A SWINE flu jab given to thousands of Scots children carried an increased risk of causing the development of a severe sleep disorder, research says.

The antidote, used during the swine flu pandemic that began in 2009, is associated with a 14-fold increase in a child's risk of the chronic disorder, which causes excessive sleepiness.

More than one million Pandemrix vaccines were distributed in Scotland during the swine flu pandemic and it was given to six million people in Britain.

Of those, more than 80,000 children aged six months to 16 years north of the Border were given the vaccine as well as 850,000 English children.

It was also given to 200,000 more in the UK when supplies of the seasonal flu vaccine diminished, from October 2010 to February 2011.

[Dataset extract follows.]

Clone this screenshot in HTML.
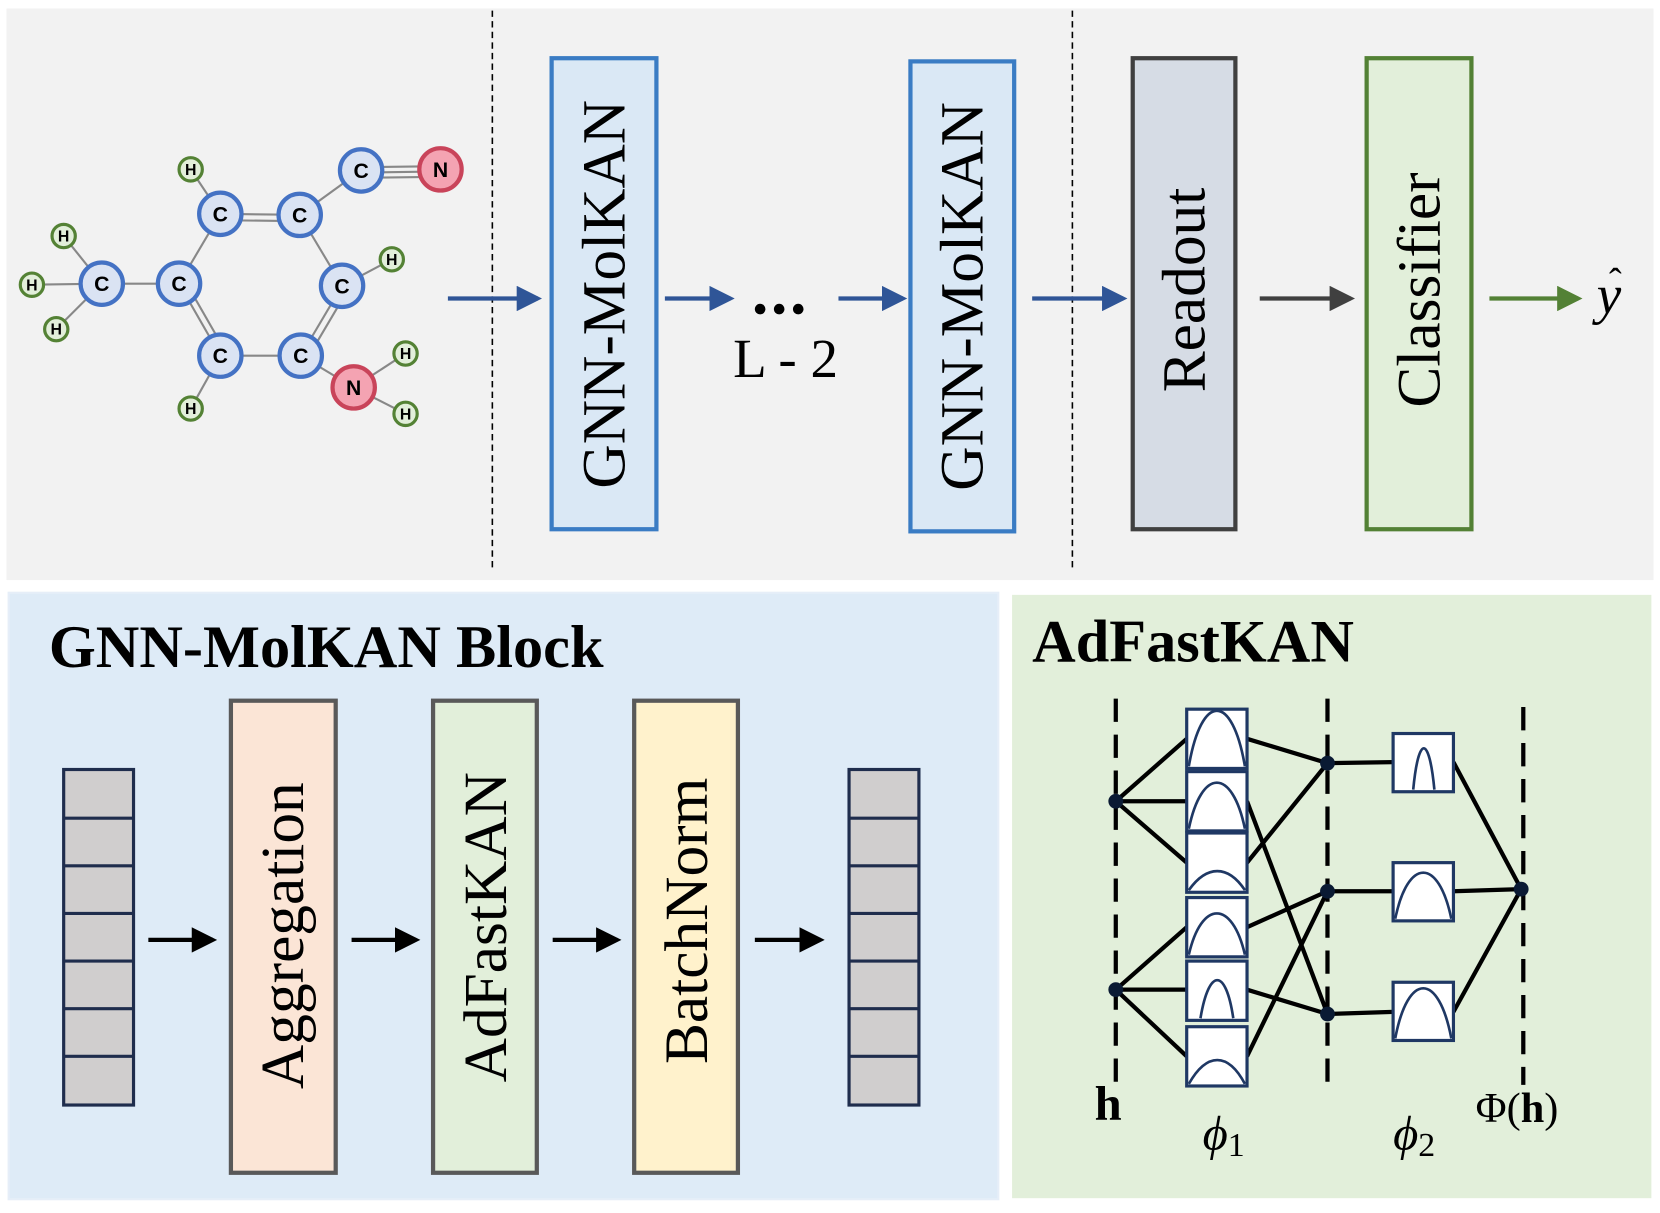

Concerns about the link resulted in a review of Pandemrix by the European Medicines Agency in August 2010, but the Scottish Government decided it would not be withdrawn as there were no linked cases of narcolepsy reported.

The research, published in the British Medical Journal, revealed that, for every 55,000 doses of the GlaxoSmithKline drug delivered, around one child developed the condition.

In total, 75 child narcolepsy sufferers who attended sleep centres across England were examined from January 2008. Researchers from the Health Protection Agency and Papworth and Addenbrooke's hospitals in Cambridge found 11 of them had received the vaccine before their symptoms began.

After adjusting for clinical conditions, the authors associated the vaccination with a 14-fold increase risk of narcolepsy. But health experts cautioned that many children who received the jab are well and are expected to remain fine as symptoms appear to develop a few months after the vaccine is given. The injection has not been in use for almost two years.

Narcolepsy, which is thought to affect 20,000 people in the UK, has a genetic component but has to be triggered by other factors for the condition to appear. It commonly includes bouts of daytime sleepiness, but can also bring nightmares, hallucinations, and cataplexies when strong emotions trigger a sudden loss of muscle strength. It has no known cure, but can be treated.

A Scottish Government spokesman said: "The results of the HPA study on narcolepsy are consistent with earlier evidence from some other EU countries. The Medicines and Healthcare Products Regulatory Agency confirmed the risk of developing narcolepsy following Pandemrix vaccine was very low. In Scotland, Pandemrix is no longer used.

"Current seasonal flu vaccines have not been linked to narcolepsy, and this issue has no implications for the safety of the seasonal flu vaccine programme or any other vaccines in current use."